→ Raw records
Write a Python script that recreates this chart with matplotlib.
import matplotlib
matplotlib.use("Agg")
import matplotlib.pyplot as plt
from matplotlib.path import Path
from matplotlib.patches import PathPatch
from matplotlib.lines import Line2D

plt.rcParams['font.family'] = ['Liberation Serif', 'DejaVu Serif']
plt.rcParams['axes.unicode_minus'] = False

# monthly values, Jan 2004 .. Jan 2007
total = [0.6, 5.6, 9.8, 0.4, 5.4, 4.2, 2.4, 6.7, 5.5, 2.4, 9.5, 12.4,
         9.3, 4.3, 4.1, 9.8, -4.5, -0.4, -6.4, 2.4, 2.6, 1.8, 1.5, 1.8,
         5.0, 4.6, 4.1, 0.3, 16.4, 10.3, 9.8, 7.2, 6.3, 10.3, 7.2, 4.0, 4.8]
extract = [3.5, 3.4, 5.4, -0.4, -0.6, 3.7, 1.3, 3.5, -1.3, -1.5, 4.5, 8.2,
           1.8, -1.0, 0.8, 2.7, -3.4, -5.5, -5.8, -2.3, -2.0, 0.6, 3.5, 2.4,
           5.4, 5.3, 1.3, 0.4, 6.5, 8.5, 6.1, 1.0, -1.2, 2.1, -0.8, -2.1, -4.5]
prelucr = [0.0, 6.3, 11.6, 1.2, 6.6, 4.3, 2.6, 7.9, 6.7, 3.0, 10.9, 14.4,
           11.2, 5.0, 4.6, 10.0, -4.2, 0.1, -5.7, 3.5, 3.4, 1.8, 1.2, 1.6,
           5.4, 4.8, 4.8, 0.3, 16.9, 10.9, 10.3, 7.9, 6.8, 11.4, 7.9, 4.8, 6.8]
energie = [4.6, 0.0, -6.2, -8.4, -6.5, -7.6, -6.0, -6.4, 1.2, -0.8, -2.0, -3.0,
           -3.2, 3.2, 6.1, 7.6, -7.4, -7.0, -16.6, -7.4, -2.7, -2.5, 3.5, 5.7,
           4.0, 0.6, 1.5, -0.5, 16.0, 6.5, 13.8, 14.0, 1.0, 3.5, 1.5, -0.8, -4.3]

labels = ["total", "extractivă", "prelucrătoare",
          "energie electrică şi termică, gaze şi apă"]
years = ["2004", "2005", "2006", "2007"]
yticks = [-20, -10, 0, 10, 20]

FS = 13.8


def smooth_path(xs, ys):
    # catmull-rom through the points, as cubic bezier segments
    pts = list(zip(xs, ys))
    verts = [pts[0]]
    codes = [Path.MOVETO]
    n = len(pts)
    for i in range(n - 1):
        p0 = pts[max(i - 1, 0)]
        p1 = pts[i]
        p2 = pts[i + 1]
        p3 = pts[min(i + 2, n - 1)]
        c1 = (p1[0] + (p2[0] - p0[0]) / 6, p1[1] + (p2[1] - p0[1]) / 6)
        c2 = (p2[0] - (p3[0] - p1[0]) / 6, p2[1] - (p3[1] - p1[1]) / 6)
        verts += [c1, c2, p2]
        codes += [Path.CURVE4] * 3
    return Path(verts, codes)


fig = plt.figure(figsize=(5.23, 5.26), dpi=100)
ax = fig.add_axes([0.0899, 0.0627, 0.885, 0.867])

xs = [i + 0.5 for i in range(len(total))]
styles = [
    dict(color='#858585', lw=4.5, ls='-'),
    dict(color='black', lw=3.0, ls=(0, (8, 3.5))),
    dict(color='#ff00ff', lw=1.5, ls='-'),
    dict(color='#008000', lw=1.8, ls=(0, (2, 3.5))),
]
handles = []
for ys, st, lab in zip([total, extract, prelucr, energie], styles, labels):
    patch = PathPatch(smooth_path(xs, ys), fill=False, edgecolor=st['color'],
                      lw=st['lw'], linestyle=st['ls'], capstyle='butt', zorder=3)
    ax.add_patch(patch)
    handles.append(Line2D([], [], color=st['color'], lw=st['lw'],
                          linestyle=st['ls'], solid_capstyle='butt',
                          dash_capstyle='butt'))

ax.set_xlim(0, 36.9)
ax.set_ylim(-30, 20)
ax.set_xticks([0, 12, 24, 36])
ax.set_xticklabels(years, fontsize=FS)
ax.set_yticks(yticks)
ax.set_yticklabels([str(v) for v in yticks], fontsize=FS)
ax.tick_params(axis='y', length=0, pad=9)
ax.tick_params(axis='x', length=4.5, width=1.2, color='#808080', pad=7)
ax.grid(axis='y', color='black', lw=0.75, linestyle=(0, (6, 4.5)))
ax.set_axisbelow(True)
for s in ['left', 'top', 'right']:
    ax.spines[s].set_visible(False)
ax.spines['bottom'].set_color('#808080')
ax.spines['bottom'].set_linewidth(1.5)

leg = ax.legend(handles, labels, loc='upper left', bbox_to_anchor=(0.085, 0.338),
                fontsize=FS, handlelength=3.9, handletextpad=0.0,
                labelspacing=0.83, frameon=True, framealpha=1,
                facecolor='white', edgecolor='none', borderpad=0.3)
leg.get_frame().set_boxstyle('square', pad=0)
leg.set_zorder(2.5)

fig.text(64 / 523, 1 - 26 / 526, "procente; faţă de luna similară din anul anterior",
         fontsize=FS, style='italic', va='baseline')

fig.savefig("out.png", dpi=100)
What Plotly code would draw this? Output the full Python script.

→ Given instruction
Write out the full listing, keeping every line exactly as it is.

→ Output of the task
Write a Python script that recreates this chart with matplotlib.
import matplotlib
matplotlib.use("Agg")
import matplotlib.pyplot as plt
from matplotlib.path import Path
from matplotlib.patches import PathPatch
from matplotlib.lines import Line2D

plt.rcParams['font.family'] = ['Liberation Serif', 'DejaVu Serif']
plt.rcParams['axes.unicode_minus'] = False

# monthly values, Jan 2004 .. Jan 2007
total = [0.6, 5.6, 9.8, 0.4, 5.4, 4.2, 2.4, 6.7, 5.5, 2.4, 9.5, 12.4,
         9.3, 4.3, 4.1, 9.8, -4.5, -0.4, -6.4, 2.4, 2.6, 1.8, 1.5, 1.8,
         5.0, 4.6, 4.1, 0.3, 16.4, 10.3, 9.8, 7.2, 6.3, 10.3, 7.2, 4.0, 4.8]
extract = [3.5, 3.4, 5.4, -0.4, -0.6, 3.7, 1.3, 3.5, -1.3, -1.5, 4.5, 8.2,
           1.8, -1.0, 0.8, 2.7, -3.4, -5.5, -5.8, -2.3, -2.0, 0.6, 3.5, 2.4,
           5.4, 5.3, 1.3, 0.4, 6.5, 8.5, 6.1, 1.0, -1.2, 2.1, -0.8, -2.1, -4.5]
prelucr = [0.0, 6.3, 11.6, 1.2, 6.6, 4.3, 2.6, 7.9, 6.7, 3.0, 10.9, 14.4,
           11.2, 5.0, 4.6, 10.0, -4.2, 0.1, -5.7, 3.5, 3.4, 1.8, 1.2, 1.6,
           5.4, 4.8, 4.8, 0.3, 16.9, 10.9, 10.3, 7.9, 6.8, 11.4, 7.9, 4.8, 6.8]
energie = [4.6, 0.0, -6.2, -8.4, -6.5, -7.6, -6.0, -6.4, 1.2, -0.8, -2.0, -3.0,
           -3.2, 3.2, 6.1, 7.6, -7.4, -7.0, -16.6, -7.4, -2.7, -2.5, 3.5, 5.7,
           4.0, 0.6, 1.5, -0.5, 16.0, 6.5, 13.8, 14.0, 1.0, 3.5, 1.5, -0.8, -4.3]

labels = ["total", "extractivă", "prelucrătoare",
          "energie electrică şi termică, gaze şi apă"]
years = ["2004", "2005", "2006", "2007"]
yticks = [-20, -10, 0, 10, 20]

FS = 13.8


def smooth_path(xs, ys):
    # catmull-rom through the points, as cubic bezier segments
    pts = list(zip(xs, ys))
    verts = [pts[0]]
    codes = [Path.MOVETO]
    n = len(pts)
    for i in range(n - 1):
        p0 = pts[max(i - 1, 0)]
        p1 = pts[i]
        p2 = pts[i + 1]
        p3 = pts[min(i + 2, n - 1)]
        c1 = (p1[0] + (p2[0] - p0[0]) / 6, p1[1] + (p2[1] - p0[1]) / 6)
        c2 = (p2[0] - (p3[0] - p1[0]) / 6, p2[1] - (p3[1] - p1[1]) / 6)
        verts += [c1, c2, p2]
        codes += [Path.CURVE4] * 3
    return Path(verts, codes)


fig = plt.figure(figsize=(5.23, 5.26), dpi=100)
ax = fig.add_axes([0.0899, 0.0627, 0.885, 0.867])

xs = [i + 0.5 for i in range(len(total))]
styles = [
    dict(color='#858585', lw=4.5, ls='-'),
    dict(color='black', lw=3.0, ls=(0, (8, 3.5))),
    dict(color='#ff00ff', lw=1.5, ls='-'),
    dict(color='#008000', lw=1.8, ls=(0, (2, 3.5))),
]
handles = []
for ys, st, lab in zip([total, extract, prelucr, energie], styles, labels):
    patch = PathPatch(smooth_path(xs, ys), fill=False, edgecolor=st['color'],
                      lw=st['lw'], linestyle=st['ls'], capstyle='butt', zorder=3)
    ax.add_patch(patch)
    handles.append(Line2D([], [], color=st['color'], lw=st['lw'],
                          linestyle=st['ls'], solid_capstyle='butt',
                          dash_capstyle='butt'))

ax.set_xlim(0, 36.9)
ax.set_ylim(-30, 20)
ax.set_xticks([0, 12, 24, 36])
ax.set_xticklabels(years, fontsize=FS)
ax.set_yticks(yticks)
ax.set_yticklabels([str(v) for v in yticks], fontsize=FS)
ax.tick_params(axis='y', length=0, pad=9)
ax.tick_params(axis='x', length=4.5, width=1.2, color='#808080', pad=7)
ax.grid(axis='y', color='black', lw=0.75, linestyle=(0, (6, 4.5)))
ax.set_axisbelow(True)
for s in ['left', 'top', 'right']:
    ax.spines[s].set_visible(False)
ax.spines['bottom'].set_color('#808080')
ax.spines['bottom'].set_linewidth(1.5)

leg = ax.legend(handles, labels, loc='upper left', bbox_to_anchor=(0.085, 0.338),
                fontsize=FS, handlelength=3.9, handletextpad=0.0,
                labelspacing=0.83, frameon=True, framealpha=1,
                facecolor='white', edgecolor='none', borderpad=0.3)
leg.get_frame().set_boxstyle('square', pad=0)
leg.set_zorder(2.5)

fig.text(64 / 523, 1 - 26 / 526, "procente; faţă de luna similară din anul anterior",
         fontsize=FS, style='italic', va='baseline')

fig.savefig("out.png", dpi=100)
What Plotly code would draw this? Output the full Python script.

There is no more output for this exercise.